» SET EXERCISE: Write out the full set of records below exactly.
%%
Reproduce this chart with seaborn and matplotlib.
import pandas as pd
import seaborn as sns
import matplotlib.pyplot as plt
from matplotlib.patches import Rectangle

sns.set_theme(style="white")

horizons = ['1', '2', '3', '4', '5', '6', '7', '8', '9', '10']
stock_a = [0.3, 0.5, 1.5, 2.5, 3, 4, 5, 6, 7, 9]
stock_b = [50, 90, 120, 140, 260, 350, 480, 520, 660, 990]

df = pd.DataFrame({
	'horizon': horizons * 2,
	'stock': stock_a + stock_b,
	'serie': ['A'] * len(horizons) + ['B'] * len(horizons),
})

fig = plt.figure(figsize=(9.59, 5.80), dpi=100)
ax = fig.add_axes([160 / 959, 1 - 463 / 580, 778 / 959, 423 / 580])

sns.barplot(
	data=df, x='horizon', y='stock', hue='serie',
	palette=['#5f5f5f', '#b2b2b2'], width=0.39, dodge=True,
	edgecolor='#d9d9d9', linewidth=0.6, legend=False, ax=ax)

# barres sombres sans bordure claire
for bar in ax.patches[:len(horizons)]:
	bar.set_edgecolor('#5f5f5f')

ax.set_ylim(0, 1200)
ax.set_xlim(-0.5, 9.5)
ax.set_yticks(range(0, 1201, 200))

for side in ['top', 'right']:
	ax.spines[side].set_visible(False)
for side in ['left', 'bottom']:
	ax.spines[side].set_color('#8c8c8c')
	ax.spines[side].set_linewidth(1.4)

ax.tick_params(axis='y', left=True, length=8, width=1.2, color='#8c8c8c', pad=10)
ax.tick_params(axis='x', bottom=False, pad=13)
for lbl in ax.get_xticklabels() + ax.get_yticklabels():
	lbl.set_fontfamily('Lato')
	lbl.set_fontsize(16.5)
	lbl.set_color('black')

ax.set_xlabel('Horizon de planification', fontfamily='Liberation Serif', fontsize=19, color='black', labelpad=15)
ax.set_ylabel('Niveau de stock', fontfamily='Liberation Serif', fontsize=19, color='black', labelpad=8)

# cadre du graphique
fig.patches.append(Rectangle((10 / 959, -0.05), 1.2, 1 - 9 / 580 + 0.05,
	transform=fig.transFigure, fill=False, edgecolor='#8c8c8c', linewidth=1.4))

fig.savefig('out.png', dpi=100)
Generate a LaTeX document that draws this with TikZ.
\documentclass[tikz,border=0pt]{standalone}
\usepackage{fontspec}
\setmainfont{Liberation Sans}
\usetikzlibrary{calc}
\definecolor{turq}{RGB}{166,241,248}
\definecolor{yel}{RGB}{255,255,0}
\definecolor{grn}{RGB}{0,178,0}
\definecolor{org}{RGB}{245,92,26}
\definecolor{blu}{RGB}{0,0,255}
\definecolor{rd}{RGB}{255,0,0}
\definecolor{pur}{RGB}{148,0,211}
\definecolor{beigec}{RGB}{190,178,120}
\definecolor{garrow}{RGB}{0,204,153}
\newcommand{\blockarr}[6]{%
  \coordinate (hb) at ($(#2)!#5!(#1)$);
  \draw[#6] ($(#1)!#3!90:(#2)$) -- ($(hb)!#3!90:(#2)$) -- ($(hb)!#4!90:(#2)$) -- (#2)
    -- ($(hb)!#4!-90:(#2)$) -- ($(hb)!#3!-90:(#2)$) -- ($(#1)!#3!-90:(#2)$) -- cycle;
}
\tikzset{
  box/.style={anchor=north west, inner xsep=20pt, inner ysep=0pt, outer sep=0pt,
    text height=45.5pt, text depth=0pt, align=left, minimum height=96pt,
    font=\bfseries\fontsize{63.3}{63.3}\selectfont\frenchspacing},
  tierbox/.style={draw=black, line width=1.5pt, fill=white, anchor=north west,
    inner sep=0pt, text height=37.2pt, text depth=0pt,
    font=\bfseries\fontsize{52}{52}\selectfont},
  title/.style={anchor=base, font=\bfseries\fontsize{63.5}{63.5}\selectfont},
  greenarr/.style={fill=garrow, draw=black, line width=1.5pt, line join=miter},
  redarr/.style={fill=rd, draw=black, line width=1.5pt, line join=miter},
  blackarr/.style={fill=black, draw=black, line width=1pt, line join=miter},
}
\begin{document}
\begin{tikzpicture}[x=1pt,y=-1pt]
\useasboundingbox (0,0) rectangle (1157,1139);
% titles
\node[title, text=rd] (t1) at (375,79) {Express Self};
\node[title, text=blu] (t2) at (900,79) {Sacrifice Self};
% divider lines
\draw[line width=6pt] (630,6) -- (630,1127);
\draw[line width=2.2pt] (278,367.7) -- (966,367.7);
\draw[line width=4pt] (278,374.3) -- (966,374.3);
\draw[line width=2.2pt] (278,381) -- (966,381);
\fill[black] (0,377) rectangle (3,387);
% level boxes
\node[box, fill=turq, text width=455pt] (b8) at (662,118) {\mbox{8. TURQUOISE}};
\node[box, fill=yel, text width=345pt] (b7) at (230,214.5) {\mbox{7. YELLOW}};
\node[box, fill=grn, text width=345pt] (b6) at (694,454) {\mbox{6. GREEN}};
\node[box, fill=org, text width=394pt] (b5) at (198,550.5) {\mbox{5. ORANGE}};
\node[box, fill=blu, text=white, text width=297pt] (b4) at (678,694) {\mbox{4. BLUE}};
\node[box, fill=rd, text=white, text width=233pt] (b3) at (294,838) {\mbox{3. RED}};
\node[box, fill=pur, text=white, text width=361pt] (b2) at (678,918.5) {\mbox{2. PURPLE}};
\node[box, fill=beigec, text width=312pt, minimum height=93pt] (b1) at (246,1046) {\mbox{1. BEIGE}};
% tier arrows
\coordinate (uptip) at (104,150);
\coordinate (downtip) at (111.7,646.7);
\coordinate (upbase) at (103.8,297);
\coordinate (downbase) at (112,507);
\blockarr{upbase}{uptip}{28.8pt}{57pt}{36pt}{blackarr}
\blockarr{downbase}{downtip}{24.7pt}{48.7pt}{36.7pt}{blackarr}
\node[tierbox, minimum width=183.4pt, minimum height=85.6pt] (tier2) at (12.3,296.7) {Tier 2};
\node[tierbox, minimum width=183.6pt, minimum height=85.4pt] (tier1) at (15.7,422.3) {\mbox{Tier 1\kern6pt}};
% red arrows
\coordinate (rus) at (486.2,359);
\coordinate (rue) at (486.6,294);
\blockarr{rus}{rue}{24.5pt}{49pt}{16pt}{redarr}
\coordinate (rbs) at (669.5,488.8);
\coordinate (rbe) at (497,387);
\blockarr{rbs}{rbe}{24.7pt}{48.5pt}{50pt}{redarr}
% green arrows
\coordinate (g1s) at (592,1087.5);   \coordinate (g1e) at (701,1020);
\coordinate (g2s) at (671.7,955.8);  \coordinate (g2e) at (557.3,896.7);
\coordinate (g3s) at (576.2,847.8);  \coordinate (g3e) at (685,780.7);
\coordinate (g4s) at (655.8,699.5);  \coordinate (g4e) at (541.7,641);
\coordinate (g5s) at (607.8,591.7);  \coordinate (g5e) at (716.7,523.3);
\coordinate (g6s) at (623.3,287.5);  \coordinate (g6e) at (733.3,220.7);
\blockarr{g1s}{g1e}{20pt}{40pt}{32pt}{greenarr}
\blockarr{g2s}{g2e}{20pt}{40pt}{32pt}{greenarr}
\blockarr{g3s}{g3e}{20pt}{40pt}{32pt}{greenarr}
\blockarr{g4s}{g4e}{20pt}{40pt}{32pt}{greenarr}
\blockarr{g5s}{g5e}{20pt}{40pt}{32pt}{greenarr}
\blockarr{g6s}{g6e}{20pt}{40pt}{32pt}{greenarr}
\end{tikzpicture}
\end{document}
%%
» WORKED ANSWER:
Reproduce this chart with seaborn and matplotlib.
import pandas as pd
import seaborn as sns
import matplotlib.pyplot as plt
from matplotlib.patches import Rectangle

sns.set_theme(style="white")

horizons = ['1', '2', '3', '4', '5', '6', '7', '8', '9', '10']
stock_a = [0.3, 0.5, 1.5, 2.5, 3, 4, 5, 6, 7, 9]
stock_b = [50, 90, 120, 140, 260, 350, 480, 520, 660, 990]

df = pd.DataFrame({
	'horizon': horizons * 2,
	'stock': stock_a + stock_b,
	'serie': ['A'] * len(horizons) + ['B'] * len(horizons),
})

fig = plt.figure(figsize=(9.59, 5.80), dpi=100)
ax = fig.add_axes([160 / 959, 1 - 463 / 580, 778 / 959, 423 / 580])

sns.barplot(
	data=df, x='horizon', y='stock', hue='serie',
	palette=['#5f5f5f', '#b2b2b2'], width=0.39, dodge=True,
	edgecolor='#d9d9d9', linewidth=0.6, legend=False, ax=ax)

# barres sombres sans bordure claire
for bar in ax.patches[:len(horizons)]:
	bar.set_edgecolor('#5f5f5f')

ax.set_ylim(0, 1200)
ax.set_xlim(-0.5, 9.5)
ax.set_yticks(range(0, 1201, 200))

for side in ['top', 'right']:
	ax.spines[side].set_visible(False)
for side in ['left', 'bottom']:
	ax.spines[side].set_color('#8c8c8c')
	ax.spines[side].set_linewidth(1.4)

ax.tick_params(axis='y', left=True, length=8, width=1.2, color='#8c8c8c', pad=10)
ax.tick_params(axis='x', bottom=False, pad=13)
for lbl in ax.get_xticklabels() + ax.get_yticklabels():
	lbl.set_fontfamily('Lato')
	lbl.set_fontsize(16.5)
	lbl.set_color('black')

ax.set_xlabel('Horizon de planification', fontfamily='Liberation Serif', fontsize=19, color='black', labelpad=15)
ax.set_ylabel('Niveau de stock', fontfamily='Liberation Serif', fontsize=19, color='black', labelpad=8)

# cadre du graphique
fig.patches.append(Rectangle((10 / 959, -0.05), 1.2, 1 - 9 / 580 + 0.05,
	transform=fig.transFigure, fill=False, edgecolor='#8c8c8c', linewidth=1.4))

fig.savefig('out.png', dpi=100)
Generate a LaTeX document that draws this with TikZ.
\documentclass[tikz,border=0pt]{standalone}
\usepackage{fontspec}
\setmainfont{Liberation Sans}
\usetikzlibrary{calc}
\definecolor{turq}{RGB}{166,241,248}
\definecolor{yel}{RGB}{255,255,0}
\definecolor{grn}{RGB}{0,178,0}
\definecolor{org}{RGB}{245,92,26}
\definecolor{blu}{RGB}{0,0,255}
\definecolor{rd}{RGB}{255,0,0}
\definecolor{pur}{RGB}{148,0,211}
\definecolor{beigec}{RGB}{190,178,120}
\definecolor{garrow}{RGB}{0,204,153}
\newcommand{\blockarr}[6]{%
  \coordinate (hb) at ($(#2)!#5!(#1)$);
  \draw[#6] ($(#1)!#3!90:(#2)$) -- ($(hb)!#3!90:(#2)$) -- ($(hb)!#4!90:(#2)$) -- (#2)
    -- ($(hb)!#4!-90:(#2)$) -- ($(hb)!#3!-90:(#2)$) -- ($(#1)!#3!-90:(#2)$) -- cycle;
}
\tikzset{
  box/.style={anchor=north west, inner xsep=20pt, inner ysep=0pt, outer sep=0pt,
    text height=45.5pt, text depth=0pt, align=left, minimum height=96pt,
    font=\bfseries\fontsize{63.3}{63.3}\selectfont\frenchspacing},
  tierbox/.style={draw=black, line width=1.5pt, fill=white, anchor=north west,
    inner sep=0pt, text height=37.2pt, text depth=0pt,
    font=\bfseries\fontsize{52}{52}\selectfont},
  title/.style={anchor=base, font=\bfseries\fontsize{63.5}{63.5}\selectfont},
  greenarr/.style={fill=garrow, draw=black, line width=1.5pt, line join=miter},
  redarr/.style={fill=rd, draw=black, line width=1.5pt, line join=miter},
  blackarr/.style={fill=black, draw=black, line width=1pt, line join=miter},
}
\begin{document}
\begin{tikzpicture}[x=1pt,y=-1pt]
\useasboundingbox (0,0) rectangle (1157,1139);
% titles
\node[title, text=rd] (t1) at (375,79) {Express Self};
\node[title, text=blu] (t2) at (900,79) {Sacrifice Self};
% divider lines
\draw[line width=6pt] (630,6) -- (630,1127);
\draw[line width=2.2pt] (278,367.7) -- (966,367.7);
\draw[line width=4pt] (278,374.3) -- (966,374.3);
\draw[line width=2.2pt] (278,381) -- (966,381);
\fill[black] (0,377) rectangle (3,387);
% level boxes
\node[box, fill=turq, text width=455pt] (b8) at (662,118) {\mbox{8. TURQUOISE}};
\node[box, fill=yel, text width=345pt] (b7) at (230,214.5) {\mbox{7. YELLOW}};
\node[box, fill=grn, text width=345pt] (b6) at (694,454) {\mbox{6. GREEN}};
\node[box, fill=org, text width=394pt] (b5) at (198,550.5) {\mbox{5. ORANGE}};
\node[box, fill=blu, text=white, text width=297pt] (b4) at (678,694) {\mbox{4. BLUE}};
\node[box, fill=rd, text=white, text width=233pt] (b3) at (294,838) {\mbox{3. RED}};
\node[box, fill=pur, text=white, text width=361pt] (b2) at (678,918.5) {\mbox{2. PURPLE}};
\node[box, fill=beigec, text width=312pt, minimum height=93pt] (b1) at (246,1046) {\mbox{1. BEIGE}};
% tier arrows
\coordinate (uptip) at (104,150);
\coordinate (downtip) at (111.7,646.7);
\coordinate (upbase) at (103.8,297);
\coordinate (downbase) at (112,507);
\blockarr{upbase}{uptip}{28.8pt}{57pt}{36pt}{blackarr}
\blockarr{downbase}{downtip}{24.7pt}{48.7pt}{36.7pt}{blackarr}
\node[tierbox, minimum width=183.4pt, minimum height=85.6pt] (tier2) at (12.3,296.7) {Tier 2};
\node[tierbox, minimum width=183.6pt, minimum height=85.4pt] (tier1) at (15.7,422.3) {\mbox{Tier 1\kern6pt}};
% red arrows
\coordinate (rus) at (486.2,359);
\coordinate (rue) at (486.6,294);
\blockarr{rus}{rue}{24.5pt}{49pt}{16pt}{redarr}
\coordinate (rbs) at (669.5,488.8);
\coordinate (rbe) at (497,387);
\blockarr{rbs}{rbe}{24.7pt}{48.5pt}{50pt}{redarr}
% green arrows
\coordinate (g1s) at (592,1087.5);   \coordinate (g1e) at (701,1020);
\coordinate (g2s) at (671.7,955.8);  \coordinate (g2e) at (557.3,896.7);
\coordinate (g3s) at (576.2,847.8);  \coordinate (g3e) at (685,780.7);
\coordinate (g4s) at (655.8,699.5);  \coordinate (g4e) at (541.7,641);
\coordinate (g5s) at (607.8,591.7);  \coordinate (g5e) at (716.7,523.3);
\coordinate (g6s) at (623.3,287.5);  \coordinate (g6e) at (733.3,220.7);
\blockarr{g1s}{g1e}{20pt}{40pt}{32pt}{greenarr}
\blockarr{g2s}{g2e}{20pt}{40pt}{32pt}{greenarr}
\blockarr{g3s}{g3e}{20pt}{40pt}{32pt}{greenarr}
\blockarr{g4s}{g4e}{20pt}{40pt}{32pt}{greenarr}
\blockarr{g5s}{g5e}{20pt}{40pt}{32pt}{greenarr}
\blockarr{g6s}{g6e}{20pt}{40pt}{32pt}{greenarr}
\end{tikzpicture}
\end{document}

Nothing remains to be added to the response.